FAO Offers Livelihood Activities In Kono District

FAO Offers Livelihood Activities In Kono District

In the district of Kono, in Eastern Sierra Leone, the yellow soils lie barren and exposed, gouged out by the relentless quest for diamonds. In large swathes of this region, the earth is scarred and depleted by loss of topsoil, erosion and contamination. Many local communities have been battered by a history of conflicts over the gems, escalating into civil war in the 1990s.

Decades on from that trauma, there is a change in the landscape and in people’s mindsets too. “There is life beyond mining,” says Success Stanley Lavallie, a 27-year-old farmer and young farmers’ representative.

Despite his auspicious name, he has not had an easy career path. Apart from mining, he has worked various informal jobs, such as selling sim cards on the street, before joining the Green Jobs for Rural Youth Employment project of the Food and Agriculture Organization of the United Nations (FAO). Aimed at promoting green employment in agriculture for rural youths, the initiative is providing young people in Kono with the chance to contribute to land reclamation in mined-out areas.

This involves bringing in new fertile soil and organic matter. Using green cover, mulch and natural pest control techniques, the lands are rehabilitated for farming, in particular for organic horticulture and beekeeping. These efforts, coupled with training in farming skills, are helping to generate employment opportunities for the project participants, addressing youth unemployment and rural poverty.

In Sierra Leone, young people struggle to access viable employment opportunities. Nearly a third of them are not employed, in school or in training.

More than 200 youths have joined the project nationally. Of the 15 participants in the Kono district, most were previously engaged in commercial or artisanal mining.

Agriculture is now offering new possibilities. Stanley states, “We all grew up with the mentality that diamonds are the only solution, but being involved in agriculture has created an impact on me, in my society and even in my community as a whole.”

The project is also contributing to climate resilience by restoring the soil’s capacity to store carbon and promoting irrigation technology to make the crops less vulnerable to drought.

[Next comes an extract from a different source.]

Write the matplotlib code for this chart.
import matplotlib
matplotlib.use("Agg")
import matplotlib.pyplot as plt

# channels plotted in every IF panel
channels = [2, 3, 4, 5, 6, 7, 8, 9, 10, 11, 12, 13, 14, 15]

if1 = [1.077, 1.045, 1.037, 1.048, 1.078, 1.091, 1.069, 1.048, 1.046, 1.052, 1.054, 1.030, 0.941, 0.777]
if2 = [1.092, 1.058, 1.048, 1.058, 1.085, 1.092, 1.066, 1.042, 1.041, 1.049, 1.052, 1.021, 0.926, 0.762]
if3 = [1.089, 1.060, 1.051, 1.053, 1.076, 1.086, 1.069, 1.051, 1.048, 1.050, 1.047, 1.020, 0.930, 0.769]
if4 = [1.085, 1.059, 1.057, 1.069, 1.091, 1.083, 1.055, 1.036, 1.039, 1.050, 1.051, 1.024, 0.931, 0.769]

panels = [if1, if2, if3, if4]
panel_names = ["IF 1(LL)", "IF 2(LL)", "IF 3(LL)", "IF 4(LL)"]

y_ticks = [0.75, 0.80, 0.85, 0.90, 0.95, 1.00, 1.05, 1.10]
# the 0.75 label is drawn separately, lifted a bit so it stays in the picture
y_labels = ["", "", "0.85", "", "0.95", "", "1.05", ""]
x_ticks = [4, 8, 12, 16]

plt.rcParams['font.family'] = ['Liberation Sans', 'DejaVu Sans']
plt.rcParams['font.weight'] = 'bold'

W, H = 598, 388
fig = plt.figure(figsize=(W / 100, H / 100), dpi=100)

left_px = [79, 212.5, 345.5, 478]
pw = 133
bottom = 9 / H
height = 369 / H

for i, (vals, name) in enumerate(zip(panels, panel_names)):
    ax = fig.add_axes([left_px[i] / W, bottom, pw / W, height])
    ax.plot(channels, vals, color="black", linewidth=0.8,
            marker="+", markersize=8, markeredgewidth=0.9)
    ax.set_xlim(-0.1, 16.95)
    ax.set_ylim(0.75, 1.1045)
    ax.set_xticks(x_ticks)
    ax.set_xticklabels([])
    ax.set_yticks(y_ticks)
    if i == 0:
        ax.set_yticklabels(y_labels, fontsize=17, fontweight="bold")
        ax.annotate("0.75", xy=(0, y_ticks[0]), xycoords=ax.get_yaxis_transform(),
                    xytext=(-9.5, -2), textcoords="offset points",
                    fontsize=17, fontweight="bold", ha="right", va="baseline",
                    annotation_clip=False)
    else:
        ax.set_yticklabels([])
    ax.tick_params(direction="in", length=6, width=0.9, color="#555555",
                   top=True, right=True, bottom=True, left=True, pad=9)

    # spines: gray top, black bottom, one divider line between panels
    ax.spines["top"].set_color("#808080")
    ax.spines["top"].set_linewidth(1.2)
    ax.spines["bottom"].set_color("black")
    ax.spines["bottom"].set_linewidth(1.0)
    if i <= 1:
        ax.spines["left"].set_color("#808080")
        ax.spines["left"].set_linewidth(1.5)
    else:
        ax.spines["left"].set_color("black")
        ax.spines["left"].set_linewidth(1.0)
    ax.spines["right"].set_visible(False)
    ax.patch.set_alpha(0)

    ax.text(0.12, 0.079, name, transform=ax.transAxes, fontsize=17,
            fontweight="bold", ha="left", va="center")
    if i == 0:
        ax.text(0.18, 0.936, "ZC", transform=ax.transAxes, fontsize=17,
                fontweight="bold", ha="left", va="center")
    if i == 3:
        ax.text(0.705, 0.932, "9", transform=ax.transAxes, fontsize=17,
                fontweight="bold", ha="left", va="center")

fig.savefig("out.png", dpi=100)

Abdulai Bangura, FAO’s National Project Coordinator in Sierra Leone, walks amidst the landscape which still bears the marks of extensive mining and points to a greenhouse constructed as part of the project. “This will support us to do all year-round production. We are also now preparing our seed beds for production as the rainy season will start in a couple of weeks,” he explains.

The young people involved in the project, working together with a team from the Ministry of Agriculture and Food Security and other partners, have been able to convert a piece of seriously depleted land into valuable agricultural terrain, which is now yielding produce such as tomatoes, cucumbers and watermelons. Thanks to the improved fertility of the soil, they are also growing local staples such as maize, groundnuts and cassava.

This transformation of the land is a thoroughly hands-on process. “We don’t only learn it, but we also implement it. Now I’ve learnt I can plant a seed; I can nurture the seed. I can apply organic fertilizers to the seed because we do not apply chemicals,” says Stanley.

“Agriculture has impacted something in me that what I was doing previously never did.”
As an alternative to mining, beekeeping and honey production provide a “massive opportunity for the youth, in terms of the local markets and the export market also,” with both the young people and their families seeing a significant improvement in their livelihoods, says Abdul Munu, President of Mabunduka, a community-based farmers’ association involved in the project.

For the women working in the project —some of whom were also miners— the new employment opportunities have also brought great changes to their lives, says another representative of the young farmers, Betty Serai Sam. Before joining the project, she held various occupations from mining to being a primary school teacher.
With the income she earns through agriculture, Betty feels that she is able to support her family in moments of need. She explains, “… Now I can earn a little here to distribute it to my family, do my own house affairs. I’m an empowered woman.”

Boosting livelihoods and empowering youth are key goals of the project. With support from this initiative, Stanley believes that in the next five years, he will serve as an “agricultural ambassador”, implementing the lessons he has learned from the project and encouraging more young people to come on board and join the agricultural venture.
With proponents like Stanley and Betty, the FAO project has demonstrated that virtually no land is too far gone to give up on. All that is needed is knowledge, tools and the aspirations of young people who shape its future.